Research

Photo: Landsat-8 Image of the Larsen B Embayment, Antarctic Peninsula, 2019.

My post-baccalaureate senior research project consisted of measuring solid ice discharge from the outlet glaciers of the Larsen B Embayment, Antarctic Peninsula (AP). In 2002, the Larsen B Ice Shelf rapidly disintegrated from a combination of dynamic thinning and hydrofracture from melt ponding. This event reduced the buttressing force of the ice shelf from the local outlet glaciers, allowing them to accelerate. In 2020 Dr. Michaela King found a linear relation between weighted solid ice discharge and glacier terminus retreat distance in Greenland Ice Sheet (GrIS) outlet glaciers. As most of Greenland's outlet glaciers are not buttressed by ice shelves, my driving question for this research was: given the similar magnitude of latitudes between GrIS and AP, will the same linear trend of retreat appear for outlet glaciers in the Larsen B embayment if I use the same methodology for calculating solid ice discharge?

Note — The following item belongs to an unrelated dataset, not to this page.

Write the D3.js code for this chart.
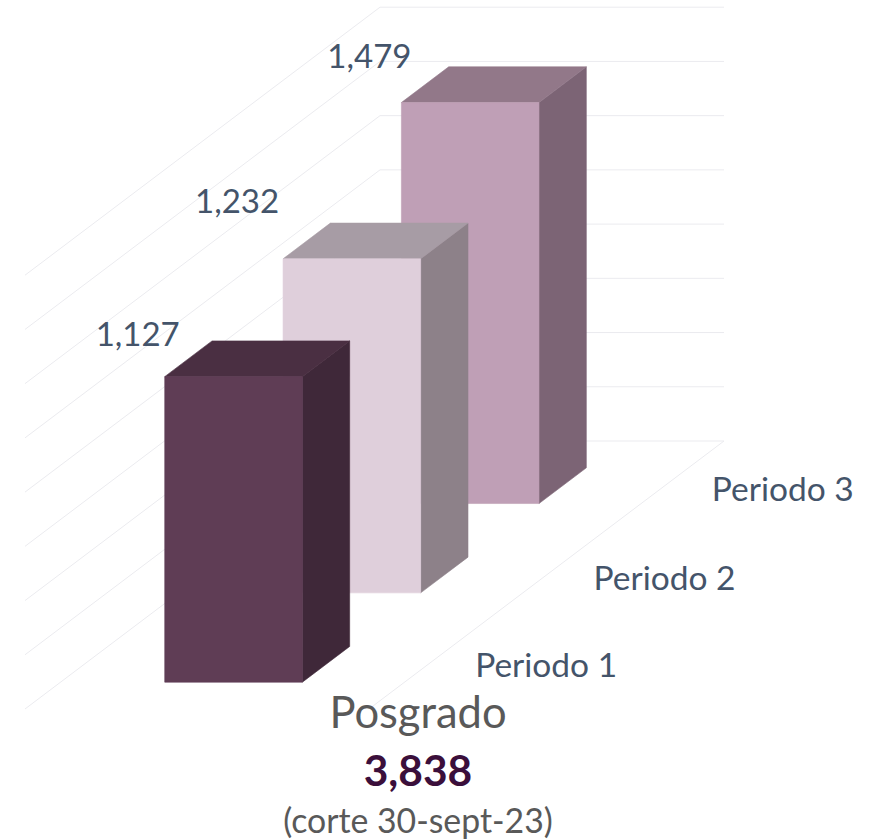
<!DOCTYPE html>
<html>
<head>
<meta charset="utf-8">
<script src="https://cdn.jsdelivr.net/npm/d3@7"></script>
<style>
html,body{margin:0;padding:0;background:#fff}
svg{display:block}
text{font-family:Lato,"Open Sans",sans-serif}
</style>
</head>
<body>
<svg id="c" width="876" height="840"></svg>
<script>
const categories = ["Periodo 1", "Periodo 2", "Periodo 3"];
const values = [1127, 1232, 1479];
const frontColors = ["#5F3D55", "#DFCFDB", "#BF9FB6"];
const topColors = ["#4A2F42", "#A79CA5", "#927889"];
const sideColors = ["#3F2839", "#8D8189", "#7C6475"];
const gridTicks = [0, 200, 400, 600, 800, 1000, 1200, 1400, 1600];
const titleText = "Posgrado";
const totalText = "3,838";
const noteText = "(corte 30-sept-23)";

const svg = d3.select("#c");
const fmt = d3.format(",");

const across = d3.scaleLinear().domain([0, 1]).range([25, 369]);
const depthX = d3.scaleLinear().domain([0, 3]).range([0, 355]);
const depthY = d3.scaleLinear().domain([0, 3]).range([709, 441]);
const valueY = d3.scaleLinear().domain([0, 1600]).range([0, 433.8]);

// project: a = across 0..1, d = depth 0..3, v = value
const P = (a, d, v) => [across(a) + depthX(d), depthY(d) - valueY(v)];
const path = pts => "M" + pts.map(p => p.join(",")).join("L") + "Z";

const grid = svg.append("g").attr("fill", "none").attr("stroke", "#EBEBEF").attr("stroke-width", 1);
gridTicks.forEach(t => {
  grid.append("polyline").attr("points", [P(0, 0, t), P(0, 3, t), P(1, 3, t)].map(p => p.join(",")).join(" "));
});
grid.append("line")
  .attr("x1", P(1, 3, 0)[0]).attr("y1", P(1, 3, 0)[1])
  .attr("x2", P(1, 0, 0)[0]).attr("y2", P(1, 0, 0)[1]);

const a0 = 0.303, a1 = 0.703;
const barOffsets = [0.3, 0.7];

const bars = svg.selectAll("g.bar")
  .data(categories.map((c, i) => ({ c, i, v: values[i] })).reverse())
  .join("g").attr("class", "bar");

const face = (g, pts, col) => g.append("path")
  .attr("d", path(pts)).attr("fill", col).attr("stroke", col).attr("stroke-width", 0.6);

bars.each(function (b) {
  const g = d3.select(this);
  const d0 = b.i + barOffsets[0], d1 = b.i + barOffsets[1];
  face(g, [P(a1, d0, 0), P(a1, d1, 0), P(a1, d1, b.v), P(a1, d0, b.v)], sideColors[b.i]);
  face(g, [P(a0, d0, b.v), P(a1, d0, b.v), P(a1, d1, b.v), P(a0, d1, b.v)], topColors[b.i]);
  face(g, [P(a0, d0, 0), P(a1, d0, 0), P(a1, d0, b.v), P(a0, d0, b.v)], frontColors[b.i]);
});

// value labels sit by hand-placed nudges above each bar's front-left corner
const labelNudgeX = [-27, -46, -32];
const labelNudgeY = [-31, -45.5, -34.5];
svg.append("g").selectAll("text")
  .data(values)
  .join("text")
  .attr("x", (v, i) => P(a0, i + barOffsets[0], v)[0] + labelNudgeX[i])
  .attr("y", (v, i) => P(a0, i + barOffsets[0], v)[1] + labelNudgeY[i])
  .attr("text-anchor", "middle")
  .attr("font-size", 33)
  .attr("fill", "#44546A")
  .text(d => fmt(d));

// category labels
const catNudgeY = [13, 14.5, 15];
svg.append("g").selectAll("text")
  .data(categories)
  .join("text")
  .attr("x", (c, i) => P(1, i + 0.5, 0)[0] + 118)
  .attr("y", (c, i) => P(1, i + 0.5, 0)[1] + catNudgeY[i])
  .attr("text-anchor", "middle")
  .attr("font-size", 33.5)
  .attr("fill", "#44546A")
  .text(d => d);

svg.append("text").attr("x", 418).attr("y", 728).attr("text-anchor", "middle")
  .attr("font-size", 43.5).attr("fill", "#595959").text(titleText);
svg.append("text").attr("x", 418).attr("y", 786).attr("text-anchor", "middle")
  .attr("font-size", 42.5).attr("font-weight", 700).attr("fill", "#3B0F3B").text(totalText);
svg.append("text").attr("x", 418).attr("y", 833).attr("text-anchor", "middle")
  .attr("font-size", 33.8).attr("fill", "#595959").text(noteText);
</script>
</body>
</html>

Using a combination of Its_Live (NASA JPL) and Go_Live (NSIDC) ice velocity measurements via Landsat image pair offset tracking, the BEDMAP2 subglaical topography dataset, and creating a series of rolling DEMs from ICESAT-2 altimetery, I aimed to address this question.

The short answer: unlikely, but indeterminate. Building a dense point cloud from corrected ICESAT-2 data (DEMs were not available from NSIDC due to a processing error) was successful, but interpolating a DEM without a differencing method from a standard caused occasional large errors in ice thickness (I also blame the poor resolution of the BEDMAP2 dataset), throwing off results. However, there is a seasonal pattern of solid ice discharge, likely indicating basal slippage, and a large trend of downwasting mass that is causing the embayment to fill with melange and a proto ice shelf - though without a steady increase in mass balance this thickening ice in the bay is not expected to last.